Magdalena Stępień zebrała setki tysięcy zł na rzecz chorego synka. "Będzie kolejna zbiórka". Potrzebne są miliony
Magdalena Stępień niedawno ogłosiła zbiórkę na rzecz swojego synka Oliwiera. Nie było zaskoczeniem, że szybko udało jej się zebrać całą kwotę. Ale, jak powiedziała, "będzie kolejna zbiórka".
Oliwier, który jest owocem związku Magdaleny Stępień i Jakuba Rzeźniczaka, ma bardzo rzadkiego guza wątroby. Chłopiec jest "prawdopodobnie trzecim w Polsce dzieckiem z takim rozpoznaniem", jak pisze jego matka. Magdalena Stępień niedawno ogłosiła zbiórkę na rzecz synka. Ale to nie koniec.
Szanse na wyleczenie chłopca w Polsce są nikłe, ale dzięki pomocy m.in. Anny Lewandowskiej udało się znaleźć specjalistyczną klinikę w Izraelu, która się tego podejmie. Na badania z możliwością dalszego leczenia potrzebna była kwota 350 tysięcy złotych.

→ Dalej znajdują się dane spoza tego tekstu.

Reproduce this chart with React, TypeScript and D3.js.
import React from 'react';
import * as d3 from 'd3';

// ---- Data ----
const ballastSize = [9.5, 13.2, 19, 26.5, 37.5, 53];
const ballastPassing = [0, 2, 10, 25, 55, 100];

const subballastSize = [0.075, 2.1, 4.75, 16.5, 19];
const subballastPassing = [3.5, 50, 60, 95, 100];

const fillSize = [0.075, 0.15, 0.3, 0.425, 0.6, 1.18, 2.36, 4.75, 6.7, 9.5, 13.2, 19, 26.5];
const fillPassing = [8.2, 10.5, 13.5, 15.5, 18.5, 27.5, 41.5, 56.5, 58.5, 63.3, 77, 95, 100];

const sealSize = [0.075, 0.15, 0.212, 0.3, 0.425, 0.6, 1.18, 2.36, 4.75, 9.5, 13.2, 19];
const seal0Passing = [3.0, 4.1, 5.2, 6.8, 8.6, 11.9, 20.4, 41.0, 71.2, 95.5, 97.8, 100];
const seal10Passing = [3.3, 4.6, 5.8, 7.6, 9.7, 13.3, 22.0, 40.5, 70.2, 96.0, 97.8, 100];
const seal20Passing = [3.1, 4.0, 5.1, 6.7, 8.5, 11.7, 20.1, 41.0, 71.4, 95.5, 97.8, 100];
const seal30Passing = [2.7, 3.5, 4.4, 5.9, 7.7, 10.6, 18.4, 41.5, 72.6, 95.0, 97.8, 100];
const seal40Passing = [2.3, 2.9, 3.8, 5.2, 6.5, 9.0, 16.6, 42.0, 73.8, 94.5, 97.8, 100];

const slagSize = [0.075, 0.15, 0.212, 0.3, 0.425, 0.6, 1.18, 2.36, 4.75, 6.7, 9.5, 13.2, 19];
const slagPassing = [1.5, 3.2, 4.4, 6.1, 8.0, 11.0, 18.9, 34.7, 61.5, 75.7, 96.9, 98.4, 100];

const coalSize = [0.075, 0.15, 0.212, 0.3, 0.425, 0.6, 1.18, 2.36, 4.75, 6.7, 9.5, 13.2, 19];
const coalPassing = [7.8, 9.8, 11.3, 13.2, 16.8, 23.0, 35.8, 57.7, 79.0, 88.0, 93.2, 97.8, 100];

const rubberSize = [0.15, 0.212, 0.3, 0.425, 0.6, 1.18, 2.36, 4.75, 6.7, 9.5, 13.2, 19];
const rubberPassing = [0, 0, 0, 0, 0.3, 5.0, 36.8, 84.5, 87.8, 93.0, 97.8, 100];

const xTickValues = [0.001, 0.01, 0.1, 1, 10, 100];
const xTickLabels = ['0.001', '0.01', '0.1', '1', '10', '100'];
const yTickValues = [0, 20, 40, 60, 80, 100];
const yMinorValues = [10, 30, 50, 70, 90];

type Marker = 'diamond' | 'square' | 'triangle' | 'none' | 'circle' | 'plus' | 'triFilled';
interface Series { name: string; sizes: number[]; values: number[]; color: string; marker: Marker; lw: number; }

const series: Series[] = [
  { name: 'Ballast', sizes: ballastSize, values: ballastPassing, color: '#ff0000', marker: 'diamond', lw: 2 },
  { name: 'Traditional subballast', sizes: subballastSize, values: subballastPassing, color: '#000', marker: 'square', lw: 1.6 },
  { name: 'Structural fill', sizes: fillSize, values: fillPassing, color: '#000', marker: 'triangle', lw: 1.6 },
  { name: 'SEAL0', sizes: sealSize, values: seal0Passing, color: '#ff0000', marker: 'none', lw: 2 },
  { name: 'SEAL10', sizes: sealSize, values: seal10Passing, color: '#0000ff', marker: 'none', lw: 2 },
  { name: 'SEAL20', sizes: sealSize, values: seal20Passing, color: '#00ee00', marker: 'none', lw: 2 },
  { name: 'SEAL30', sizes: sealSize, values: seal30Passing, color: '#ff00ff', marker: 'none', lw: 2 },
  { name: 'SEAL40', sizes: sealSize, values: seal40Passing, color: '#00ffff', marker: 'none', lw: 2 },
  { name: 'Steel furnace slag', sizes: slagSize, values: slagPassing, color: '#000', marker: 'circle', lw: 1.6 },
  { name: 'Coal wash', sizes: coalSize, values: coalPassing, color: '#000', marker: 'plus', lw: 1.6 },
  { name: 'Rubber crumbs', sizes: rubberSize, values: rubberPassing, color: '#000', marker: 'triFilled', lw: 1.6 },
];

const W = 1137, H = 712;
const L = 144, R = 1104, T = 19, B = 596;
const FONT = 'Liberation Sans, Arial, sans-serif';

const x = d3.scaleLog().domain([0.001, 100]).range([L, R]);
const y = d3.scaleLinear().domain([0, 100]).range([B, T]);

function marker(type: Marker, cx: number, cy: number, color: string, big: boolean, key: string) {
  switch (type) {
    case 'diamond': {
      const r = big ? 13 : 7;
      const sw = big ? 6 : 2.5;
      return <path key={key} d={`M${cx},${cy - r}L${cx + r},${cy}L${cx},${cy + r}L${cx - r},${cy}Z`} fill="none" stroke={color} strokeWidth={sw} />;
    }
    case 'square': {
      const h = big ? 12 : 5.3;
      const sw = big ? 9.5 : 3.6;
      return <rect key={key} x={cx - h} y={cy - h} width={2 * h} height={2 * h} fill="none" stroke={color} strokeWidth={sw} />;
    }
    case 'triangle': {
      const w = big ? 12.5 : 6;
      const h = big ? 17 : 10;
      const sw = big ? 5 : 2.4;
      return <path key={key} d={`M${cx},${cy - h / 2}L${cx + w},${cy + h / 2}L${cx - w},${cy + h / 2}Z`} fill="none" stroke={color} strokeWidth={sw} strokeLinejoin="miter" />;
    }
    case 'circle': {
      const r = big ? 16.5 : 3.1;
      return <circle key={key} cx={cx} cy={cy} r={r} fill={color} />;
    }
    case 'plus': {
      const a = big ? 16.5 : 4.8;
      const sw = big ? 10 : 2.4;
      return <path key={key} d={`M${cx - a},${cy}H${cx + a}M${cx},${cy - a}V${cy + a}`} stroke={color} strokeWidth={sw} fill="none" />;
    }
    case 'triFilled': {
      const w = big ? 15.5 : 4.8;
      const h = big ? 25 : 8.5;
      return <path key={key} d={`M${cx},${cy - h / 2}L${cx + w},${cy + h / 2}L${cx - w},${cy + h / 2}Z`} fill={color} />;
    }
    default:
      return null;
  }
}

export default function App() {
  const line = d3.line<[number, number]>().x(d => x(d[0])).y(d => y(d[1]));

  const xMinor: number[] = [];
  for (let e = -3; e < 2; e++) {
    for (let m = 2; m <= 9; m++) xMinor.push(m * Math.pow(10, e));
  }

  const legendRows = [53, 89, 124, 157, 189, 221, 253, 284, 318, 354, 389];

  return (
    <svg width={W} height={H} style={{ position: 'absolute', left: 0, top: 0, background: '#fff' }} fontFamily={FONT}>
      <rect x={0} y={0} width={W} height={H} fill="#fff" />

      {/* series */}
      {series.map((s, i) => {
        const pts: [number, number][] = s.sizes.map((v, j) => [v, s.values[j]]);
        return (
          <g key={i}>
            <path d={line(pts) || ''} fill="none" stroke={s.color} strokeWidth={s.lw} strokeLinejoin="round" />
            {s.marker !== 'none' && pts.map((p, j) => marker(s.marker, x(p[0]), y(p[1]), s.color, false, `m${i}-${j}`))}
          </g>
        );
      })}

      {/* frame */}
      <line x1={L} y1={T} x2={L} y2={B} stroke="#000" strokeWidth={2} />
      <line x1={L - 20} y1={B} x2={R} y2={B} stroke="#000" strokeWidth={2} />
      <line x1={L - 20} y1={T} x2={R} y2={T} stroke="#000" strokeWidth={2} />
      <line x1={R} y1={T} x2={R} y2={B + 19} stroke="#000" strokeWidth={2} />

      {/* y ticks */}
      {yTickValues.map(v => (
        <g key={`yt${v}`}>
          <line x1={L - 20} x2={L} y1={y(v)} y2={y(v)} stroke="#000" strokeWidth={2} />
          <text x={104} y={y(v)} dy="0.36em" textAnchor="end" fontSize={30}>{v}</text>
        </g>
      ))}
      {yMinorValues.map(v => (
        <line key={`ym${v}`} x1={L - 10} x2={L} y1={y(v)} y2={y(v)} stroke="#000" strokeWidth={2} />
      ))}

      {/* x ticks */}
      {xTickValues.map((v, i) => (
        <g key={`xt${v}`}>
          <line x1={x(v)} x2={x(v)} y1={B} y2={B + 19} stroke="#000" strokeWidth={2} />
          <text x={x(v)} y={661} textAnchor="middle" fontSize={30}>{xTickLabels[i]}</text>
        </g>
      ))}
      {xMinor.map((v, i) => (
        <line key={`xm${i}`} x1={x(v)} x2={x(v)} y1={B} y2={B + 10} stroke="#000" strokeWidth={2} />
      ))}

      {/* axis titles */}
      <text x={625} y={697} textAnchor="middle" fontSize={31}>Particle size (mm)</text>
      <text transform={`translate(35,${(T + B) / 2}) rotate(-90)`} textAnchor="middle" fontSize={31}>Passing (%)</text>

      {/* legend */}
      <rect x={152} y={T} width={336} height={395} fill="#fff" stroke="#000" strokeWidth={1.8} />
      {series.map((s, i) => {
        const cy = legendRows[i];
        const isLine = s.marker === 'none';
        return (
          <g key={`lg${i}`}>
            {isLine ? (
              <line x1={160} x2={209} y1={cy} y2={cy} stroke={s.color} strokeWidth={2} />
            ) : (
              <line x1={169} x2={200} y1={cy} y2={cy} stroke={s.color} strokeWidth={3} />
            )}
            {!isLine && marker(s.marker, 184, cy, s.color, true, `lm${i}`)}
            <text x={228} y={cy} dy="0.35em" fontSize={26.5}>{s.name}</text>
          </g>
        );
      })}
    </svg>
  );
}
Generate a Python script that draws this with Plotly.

Pod koniec stycznia młoda mama podzieliła się smutną wiadomością o tym, że jej maleńki synek Oliwier ma nowotwór i uruchomiła zbiórkę. Pieniądze zostały zebrane w siedem godzin, a Magdalena Stępień nie kryła łez wzruszenia, ogłaszając sukces zbiórki i dziękując wszystkim za zaangażowanie.
- Kochani, ja nie wiem, co mam powiedzieć, ale z całego serca Wam dziękuję. Za całą pomoc i wsparcie. W imieniu Oliwierka też. To jest niesamowite, ile mamy tutaj cudownych ludzi, którzy pomogli nam i w tak szybkim tempie zebraliśmy tyle już pieniędzy - mówiła na swoim InstaStories Stępień.
Magazyn "Fakt" zapytał Magdalenę Stępień, czy zebrana podczas zbiórki kwota pokryje cały koszt leczenia.
- To jest tylko część kwoty, całą kwotę poznam na miejscu - powiedziała Magdalena Stępień i zapowiedziała kolejną akcję. - Będzie kolejna zbiórka, bo myślę, że całkowity koszt to będzie kilka milionów. Ale tego dowiemy się na miejscu.